begin
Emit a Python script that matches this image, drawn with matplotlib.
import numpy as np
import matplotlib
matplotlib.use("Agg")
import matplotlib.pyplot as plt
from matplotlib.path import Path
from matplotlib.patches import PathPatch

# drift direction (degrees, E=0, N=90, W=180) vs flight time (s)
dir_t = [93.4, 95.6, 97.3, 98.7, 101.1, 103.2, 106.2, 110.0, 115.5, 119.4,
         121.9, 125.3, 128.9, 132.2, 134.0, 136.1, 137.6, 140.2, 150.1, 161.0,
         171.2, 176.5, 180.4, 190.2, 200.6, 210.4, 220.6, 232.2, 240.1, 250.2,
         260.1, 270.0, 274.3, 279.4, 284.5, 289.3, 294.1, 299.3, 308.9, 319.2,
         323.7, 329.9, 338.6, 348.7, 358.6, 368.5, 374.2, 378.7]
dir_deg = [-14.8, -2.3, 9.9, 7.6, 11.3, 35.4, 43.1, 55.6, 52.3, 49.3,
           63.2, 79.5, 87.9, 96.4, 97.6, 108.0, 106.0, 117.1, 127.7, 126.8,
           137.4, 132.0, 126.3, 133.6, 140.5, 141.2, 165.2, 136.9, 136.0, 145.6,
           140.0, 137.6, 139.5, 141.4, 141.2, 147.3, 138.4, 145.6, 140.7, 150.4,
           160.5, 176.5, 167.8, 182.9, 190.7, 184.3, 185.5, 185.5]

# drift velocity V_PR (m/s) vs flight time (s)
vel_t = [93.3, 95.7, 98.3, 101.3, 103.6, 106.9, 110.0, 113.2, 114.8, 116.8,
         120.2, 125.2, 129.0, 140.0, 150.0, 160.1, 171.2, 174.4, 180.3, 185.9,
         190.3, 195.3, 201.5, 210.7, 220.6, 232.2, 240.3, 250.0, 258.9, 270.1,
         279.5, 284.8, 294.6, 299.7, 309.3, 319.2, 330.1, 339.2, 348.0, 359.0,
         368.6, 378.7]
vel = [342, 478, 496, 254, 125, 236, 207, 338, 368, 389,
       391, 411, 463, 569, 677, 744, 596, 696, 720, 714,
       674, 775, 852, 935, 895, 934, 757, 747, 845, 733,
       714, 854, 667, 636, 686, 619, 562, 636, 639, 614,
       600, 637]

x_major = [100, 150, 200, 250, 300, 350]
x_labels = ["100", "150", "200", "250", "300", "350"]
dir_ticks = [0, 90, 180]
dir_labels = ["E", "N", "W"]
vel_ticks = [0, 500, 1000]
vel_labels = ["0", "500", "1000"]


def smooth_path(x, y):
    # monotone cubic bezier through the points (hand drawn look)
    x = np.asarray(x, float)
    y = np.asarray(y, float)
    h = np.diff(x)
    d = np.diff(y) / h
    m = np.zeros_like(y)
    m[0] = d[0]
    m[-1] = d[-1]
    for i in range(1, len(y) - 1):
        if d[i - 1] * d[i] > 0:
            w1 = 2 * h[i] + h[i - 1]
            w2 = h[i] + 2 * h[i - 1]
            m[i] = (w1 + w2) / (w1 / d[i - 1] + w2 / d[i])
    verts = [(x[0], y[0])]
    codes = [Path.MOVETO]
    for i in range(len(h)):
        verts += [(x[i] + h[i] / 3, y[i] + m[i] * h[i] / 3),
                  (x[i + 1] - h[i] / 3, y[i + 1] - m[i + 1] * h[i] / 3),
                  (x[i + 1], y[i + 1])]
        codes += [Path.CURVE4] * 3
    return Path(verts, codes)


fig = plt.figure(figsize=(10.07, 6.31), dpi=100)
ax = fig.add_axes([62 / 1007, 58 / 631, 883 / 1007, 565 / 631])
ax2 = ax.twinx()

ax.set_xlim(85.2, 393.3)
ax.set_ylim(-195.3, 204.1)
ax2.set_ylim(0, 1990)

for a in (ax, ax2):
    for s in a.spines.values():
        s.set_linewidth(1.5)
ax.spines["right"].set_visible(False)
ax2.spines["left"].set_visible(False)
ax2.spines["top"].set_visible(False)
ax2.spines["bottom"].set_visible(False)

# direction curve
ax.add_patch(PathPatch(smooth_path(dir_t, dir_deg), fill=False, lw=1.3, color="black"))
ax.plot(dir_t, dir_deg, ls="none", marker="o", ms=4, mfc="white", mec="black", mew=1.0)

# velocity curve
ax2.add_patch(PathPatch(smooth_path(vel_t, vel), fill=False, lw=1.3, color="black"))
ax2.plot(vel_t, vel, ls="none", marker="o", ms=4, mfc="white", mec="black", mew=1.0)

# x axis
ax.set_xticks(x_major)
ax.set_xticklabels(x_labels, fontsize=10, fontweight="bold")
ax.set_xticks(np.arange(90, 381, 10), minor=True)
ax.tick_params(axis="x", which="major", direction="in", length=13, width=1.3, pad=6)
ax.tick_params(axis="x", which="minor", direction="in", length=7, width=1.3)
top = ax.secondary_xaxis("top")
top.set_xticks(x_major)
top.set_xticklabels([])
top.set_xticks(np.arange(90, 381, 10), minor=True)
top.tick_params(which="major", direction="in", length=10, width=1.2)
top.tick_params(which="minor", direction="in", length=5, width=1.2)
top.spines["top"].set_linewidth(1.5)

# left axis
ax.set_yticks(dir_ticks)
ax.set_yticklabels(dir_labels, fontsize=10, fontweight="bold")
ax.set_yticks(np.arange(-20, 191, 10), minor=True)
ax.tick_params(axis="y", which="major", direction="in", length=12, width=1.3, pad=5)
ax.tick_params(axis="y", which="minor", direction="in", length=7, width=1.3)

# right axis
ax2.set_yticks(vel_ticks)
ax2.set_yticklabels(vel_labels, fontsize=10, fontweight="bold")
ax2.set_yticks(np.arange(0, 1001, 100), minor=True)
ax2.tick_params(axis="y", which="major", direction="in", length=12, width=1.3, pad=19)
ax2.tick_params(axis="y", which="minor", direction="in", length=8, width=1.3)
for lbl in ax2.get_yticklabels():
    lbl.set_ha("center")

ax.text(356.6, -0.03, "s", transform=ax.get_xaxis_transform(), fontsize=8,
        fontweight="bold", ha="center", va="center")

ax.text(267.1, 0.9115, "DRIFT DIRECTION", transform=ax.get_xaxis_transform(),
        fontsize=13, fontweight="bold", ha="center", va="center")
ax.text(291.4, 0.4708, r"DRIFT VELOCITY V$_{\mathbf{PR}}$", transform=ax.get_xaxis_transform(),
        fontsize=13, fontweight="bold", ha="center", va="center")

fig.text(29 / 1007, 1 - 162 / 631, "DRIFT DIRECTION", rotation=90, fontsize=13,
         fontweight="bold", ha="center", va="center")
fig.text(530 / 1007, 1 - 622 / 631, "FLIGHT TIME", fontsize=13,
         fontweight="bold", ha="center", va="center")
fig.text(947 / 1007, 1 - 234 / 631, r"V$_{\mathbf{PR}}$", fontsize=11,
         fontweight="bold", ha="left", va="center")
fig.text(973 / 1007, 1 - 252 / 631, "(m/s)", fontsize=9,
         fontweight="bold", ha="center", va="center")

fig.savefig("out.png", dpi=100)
end
begin
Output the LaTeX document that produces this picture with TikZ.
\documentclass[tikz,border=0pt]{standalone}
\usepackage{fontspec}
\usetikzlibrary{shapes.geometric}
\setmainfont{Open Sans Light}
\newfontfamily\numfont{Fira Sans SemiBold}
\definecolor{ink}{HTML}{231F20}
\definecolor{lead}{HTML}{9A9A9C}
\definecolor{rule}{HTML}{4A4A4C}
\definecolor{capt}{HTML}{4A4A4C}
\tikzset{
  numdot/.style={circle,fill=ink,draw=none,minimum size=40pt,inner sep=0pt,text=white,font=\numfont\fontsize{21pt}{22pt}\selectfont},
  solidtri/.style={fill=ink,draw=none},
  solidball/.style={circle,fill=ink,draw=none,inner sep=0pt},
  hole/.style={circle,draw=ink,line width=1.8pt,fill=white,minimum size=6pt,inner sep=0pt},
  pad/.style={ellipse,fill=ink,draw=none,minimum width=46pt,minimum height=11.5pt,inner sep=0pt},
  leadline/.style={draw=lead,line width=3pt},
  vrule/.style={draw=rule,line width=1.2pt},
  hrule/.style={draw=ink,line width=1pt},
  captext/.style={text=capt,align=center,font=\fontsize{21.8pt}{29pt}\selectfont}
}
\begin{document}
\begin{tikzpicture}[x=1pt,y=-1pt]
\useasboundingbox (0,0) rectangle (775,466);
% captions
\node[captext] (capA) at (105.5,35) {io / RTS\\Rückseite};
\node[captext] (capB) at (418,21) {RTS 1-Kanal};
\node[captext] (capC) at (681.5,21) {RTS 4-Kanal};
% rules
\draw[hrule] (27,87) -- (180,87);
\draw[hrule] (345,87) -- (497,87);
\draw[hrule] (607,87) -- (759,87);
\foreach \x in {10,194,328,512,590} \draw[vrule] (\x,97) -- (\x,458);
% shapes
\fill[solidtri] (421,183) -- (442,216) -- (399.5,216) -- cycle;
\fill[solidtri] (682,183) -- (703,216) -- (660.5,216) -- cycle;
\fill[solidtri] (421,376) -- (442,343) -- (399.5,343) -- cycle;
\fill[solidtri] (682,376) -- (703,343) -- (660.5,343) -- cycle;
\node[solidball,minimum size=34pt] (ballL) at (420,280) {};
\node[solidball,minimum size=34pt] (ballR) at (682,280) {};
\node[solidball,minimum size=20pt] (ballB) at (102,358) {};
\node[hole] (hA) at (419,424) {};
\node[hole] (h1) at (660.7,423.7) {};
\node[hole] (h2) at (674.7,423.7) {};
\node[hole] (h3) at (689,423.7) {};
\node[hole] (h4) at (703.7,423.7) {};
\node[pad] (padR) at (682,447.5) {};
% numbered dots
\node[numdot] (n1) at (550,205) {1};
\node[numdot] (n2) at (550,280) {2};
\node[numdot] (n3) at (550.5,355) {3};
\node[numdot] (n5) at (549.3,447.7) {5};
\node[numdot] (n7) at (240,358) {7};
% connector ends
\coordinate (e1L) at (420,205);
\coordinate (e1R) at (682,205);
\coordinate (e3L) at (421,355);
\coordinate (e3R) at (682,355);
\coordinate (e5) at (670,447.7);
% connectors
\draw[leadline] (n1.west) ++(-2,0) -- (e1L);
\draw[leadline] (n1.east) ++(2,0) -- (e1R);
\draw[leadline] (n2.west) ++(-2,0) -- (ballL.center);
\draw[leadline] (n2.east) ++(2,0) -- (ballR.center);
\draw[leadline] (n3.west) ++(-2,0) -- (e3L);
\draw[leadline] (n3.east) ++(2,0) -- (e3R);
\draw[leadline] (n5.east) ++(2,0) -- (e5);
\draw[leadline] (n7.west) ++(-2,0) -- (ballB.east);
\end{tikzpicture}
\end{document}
end
**Description of the task:**
Print only the run of lines that begins with the line containing "Emit a Python" and ends with the line containing "from matplotlib.patches import PathPatch", both included, exactly as they read.

**Solution to this exercise:**
Emit a Python script that matches this image, drawn with matplotlib.
import numpy as np
import matplotlib
matplotlib.use("Agg")
import matplotlib.pyplot as plt
from matplotlib.path import Path
from matplotlib.patches import PathPatch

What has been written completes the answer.